BEGIN Recorded data

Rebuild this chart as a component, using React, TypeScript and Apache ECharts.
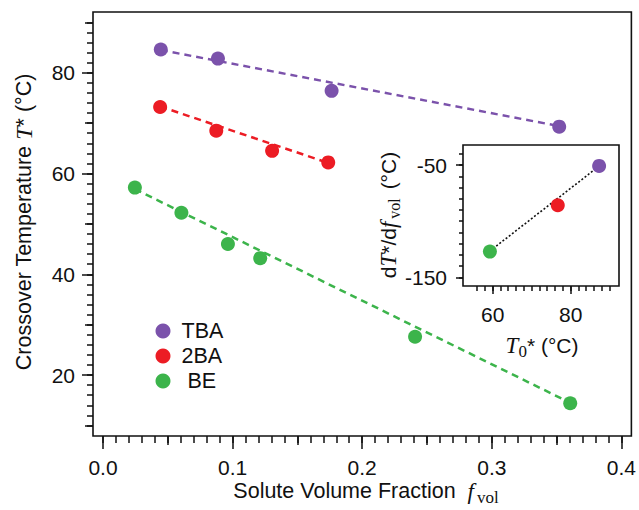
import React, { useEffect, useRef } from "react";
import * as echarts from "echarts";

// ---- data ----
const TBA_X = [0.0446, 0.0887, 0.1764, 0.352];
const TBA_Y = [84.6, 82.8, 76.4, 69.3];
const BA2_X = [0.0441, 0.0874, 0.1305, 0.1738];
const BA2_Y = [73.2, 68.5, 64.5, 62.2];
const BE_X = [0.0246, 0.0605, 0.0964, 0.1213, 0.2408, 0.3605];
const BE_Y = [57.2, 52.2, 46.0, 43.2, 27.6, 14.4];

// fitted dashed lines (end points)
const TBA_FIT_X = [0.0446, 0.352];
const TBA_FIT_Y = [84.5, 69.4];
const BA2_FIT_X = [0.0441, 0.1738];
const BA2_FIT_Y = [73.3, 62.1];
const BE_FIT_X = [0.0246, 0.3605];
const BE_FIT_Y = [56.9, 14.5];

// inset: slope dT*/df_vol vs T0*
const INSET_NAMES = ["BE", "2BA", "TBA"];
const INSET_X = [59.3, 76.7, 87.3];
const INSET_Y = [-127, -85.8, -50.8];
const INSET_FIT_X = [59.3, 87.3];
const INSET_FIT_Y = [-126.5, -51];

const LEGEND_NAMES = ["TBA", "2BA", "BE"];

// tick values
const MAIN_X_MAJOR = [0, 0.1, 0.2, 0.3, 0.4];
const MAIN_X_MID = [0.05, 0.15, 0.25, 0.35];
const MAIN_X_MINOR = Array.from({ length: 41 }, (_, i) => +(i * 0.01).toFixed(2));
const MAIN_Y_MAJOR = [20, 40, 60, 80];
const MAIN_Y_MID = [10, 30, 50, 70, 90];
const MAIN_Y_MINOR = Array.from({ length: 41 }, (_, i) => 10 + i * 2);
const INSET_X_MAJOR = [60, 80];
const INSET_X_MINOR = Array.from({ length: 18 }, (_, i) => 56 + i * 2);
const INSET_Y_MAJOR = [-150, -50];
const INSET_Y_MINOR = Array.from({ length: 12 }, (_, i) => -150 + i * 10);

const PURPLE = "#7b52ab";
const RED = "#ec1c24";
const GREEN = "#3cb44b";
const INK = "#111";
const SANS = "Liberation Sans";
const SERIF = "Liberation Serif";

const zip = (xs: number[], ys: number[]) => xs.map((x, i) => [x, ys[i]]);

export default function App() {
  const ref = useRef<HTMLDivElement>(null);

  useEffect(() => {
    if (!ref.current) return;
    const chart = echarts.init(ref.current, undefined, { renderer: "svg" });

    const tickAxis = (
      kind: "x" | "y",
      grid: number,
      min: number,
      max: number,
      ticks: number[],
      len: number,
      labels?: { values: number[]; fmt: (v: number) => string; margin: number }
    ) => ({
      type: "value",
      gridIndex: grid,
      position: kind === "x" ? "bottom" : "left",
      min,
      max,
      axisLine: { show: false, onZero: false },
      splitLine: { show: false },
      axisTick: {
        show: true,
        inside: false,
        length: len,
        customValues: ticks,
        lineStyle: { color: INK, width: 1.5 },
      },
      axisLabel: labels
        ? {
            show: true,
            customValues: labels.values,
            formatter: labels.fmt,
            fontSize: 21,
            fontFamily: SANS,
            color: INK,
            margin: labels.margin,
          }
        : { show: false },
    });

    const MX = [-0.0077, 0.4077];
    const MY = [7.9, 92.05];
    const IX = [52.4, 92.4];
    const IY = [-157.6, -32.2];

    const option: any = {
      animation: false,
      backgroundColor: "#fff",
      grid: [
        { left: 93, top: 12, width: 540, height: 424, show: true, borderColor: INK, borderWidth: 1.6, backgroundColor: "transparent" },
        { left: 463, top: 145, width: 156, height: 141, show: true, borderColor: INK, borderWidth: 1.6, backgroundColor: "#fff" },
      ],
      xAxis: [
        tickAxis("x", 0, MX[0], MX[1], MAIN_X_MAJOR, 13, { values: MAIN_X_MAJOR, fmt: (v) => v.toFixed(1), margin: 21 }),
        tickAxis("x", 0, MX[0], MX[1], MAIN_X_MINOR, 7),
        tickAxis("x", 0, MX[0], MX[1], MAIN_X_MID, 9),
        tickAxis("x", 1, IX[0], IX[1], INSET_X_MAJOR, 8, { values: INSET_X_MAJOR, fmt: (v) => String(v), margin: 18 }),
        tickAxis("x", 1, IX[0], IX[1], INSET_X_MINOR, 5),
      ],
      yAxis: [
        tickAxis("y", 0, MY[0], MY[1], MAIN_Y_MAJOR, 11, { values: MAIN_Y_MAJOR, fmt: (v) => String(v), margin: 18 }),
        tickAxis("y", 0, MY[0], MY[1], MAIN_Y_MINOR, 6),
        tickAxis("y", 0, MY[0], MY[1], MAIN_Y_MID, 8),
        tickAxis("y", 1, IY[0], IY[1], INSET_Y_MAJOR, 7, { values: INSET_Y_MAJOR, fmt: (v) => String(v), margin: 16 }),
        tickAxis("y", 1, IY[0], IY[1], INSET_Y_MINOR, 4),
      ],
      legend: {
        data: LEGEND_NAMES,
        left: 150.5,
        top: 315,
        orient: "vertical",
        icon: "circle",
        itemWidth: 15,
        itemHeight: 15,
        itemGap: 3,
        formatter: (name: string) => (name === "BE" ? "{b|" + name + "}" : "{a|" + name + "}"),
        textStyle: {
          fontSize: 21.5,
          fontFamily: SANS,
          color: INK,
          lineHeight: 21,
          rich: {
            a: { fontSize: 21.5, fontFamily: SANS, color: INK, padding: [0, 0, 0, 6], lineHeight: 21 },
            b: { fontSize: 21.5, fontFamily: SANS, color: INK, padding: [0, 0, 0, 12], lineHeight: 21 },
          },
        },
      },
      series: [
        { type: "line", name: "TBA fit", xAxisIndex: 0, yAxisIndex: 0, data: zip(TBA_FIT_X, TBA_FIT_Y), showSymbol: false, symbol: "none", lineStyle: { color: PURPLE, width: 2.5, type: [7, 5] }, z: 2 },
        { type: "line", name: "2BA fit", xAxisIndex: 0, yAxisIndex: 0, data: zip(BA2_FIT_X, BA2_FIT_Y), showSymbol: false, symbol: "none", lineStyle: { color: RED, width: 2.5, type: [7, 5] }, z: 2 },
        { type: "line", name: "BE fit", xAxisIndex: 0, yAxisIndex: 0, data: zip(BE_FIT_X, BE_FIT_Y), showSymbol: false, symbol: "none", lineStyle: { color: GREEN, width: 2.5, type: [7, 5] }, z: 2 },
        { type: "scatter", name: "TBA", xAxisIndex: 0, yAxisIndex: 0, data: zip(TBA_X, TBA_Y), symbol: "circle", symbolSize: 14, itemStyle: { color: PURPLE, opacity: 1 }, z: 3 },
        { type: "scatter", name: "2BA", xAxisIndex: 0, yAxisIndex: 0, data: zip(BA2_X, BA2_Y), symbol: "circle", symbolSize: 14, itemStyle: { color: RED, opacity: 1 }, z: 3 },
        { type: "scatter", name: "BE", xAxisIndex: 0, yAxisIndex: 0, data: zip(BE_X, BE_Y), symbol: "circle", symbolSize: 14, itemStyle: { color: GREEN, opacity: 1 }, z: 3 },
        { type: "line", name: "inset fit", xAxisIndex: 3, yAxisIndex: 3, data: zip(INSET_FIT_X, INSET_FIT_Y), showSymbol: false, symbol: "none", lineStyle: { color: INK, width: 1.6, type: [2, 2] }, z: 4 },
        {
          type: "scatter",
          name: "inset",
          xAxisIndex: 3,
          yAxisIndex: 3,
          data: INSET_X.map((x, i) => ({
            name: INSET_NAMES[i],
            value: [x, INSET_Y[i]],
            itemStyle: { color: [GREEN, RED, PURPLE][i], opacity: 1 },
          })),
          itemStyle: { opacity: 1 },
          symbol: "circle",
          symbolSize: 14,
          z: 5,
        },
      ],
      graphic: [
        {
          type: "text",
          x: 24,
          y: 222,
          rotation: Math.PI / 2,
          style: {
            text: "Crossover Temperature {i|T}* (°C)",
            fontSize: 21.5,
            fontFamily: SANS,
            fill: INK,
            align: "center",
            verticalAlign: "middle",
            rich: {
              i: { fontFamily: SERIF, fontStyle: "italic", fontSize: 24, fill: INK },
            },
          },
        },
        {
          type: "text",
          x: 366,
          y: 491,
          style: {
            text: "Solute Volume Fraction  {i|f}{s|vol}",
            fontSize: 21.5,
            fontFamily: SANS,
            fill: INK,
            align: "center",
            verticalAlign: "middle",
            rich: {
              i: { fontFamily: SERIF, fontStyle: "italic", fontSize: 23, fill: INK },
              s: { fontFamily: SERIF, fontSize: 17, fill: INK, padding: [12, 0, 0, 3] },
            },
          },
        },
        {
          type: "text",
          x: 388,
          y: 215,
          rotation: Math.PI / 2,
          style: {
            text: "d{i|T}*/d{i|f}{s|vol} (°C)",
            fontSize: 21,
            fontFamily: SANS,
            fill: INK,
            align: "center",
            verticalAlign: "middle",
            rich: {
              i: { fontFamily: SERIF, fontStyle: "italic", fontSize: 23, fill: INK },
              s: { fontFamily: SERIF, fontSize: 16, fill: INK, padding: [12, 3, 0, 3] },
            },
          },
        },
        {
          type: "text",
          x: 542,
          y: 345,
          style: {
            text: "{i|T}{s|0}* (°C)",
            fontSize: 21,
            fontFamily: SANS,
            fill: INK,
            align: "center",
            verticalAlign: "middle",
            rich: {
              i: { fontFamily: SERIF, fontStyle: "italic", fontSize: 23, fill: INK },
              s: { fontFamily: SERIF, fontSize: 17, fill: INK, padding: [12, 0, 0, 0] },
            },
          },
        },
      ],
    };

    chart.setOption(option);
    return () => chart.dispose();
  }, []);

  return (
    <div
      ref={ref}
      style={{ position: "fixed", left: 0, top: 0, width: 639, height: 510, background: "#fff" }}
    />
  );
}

END Recorded data

Aim of the task: Everything from the first line of the listing above through the line that contains "import * as" is to be restated word for word, minus the pictures.

Solution:
Rebuild this chart as a component, using React, TypeScript and Apache ECharts.
import React, { useEffect, useRef } from "react";
import * as echarts from "echarts";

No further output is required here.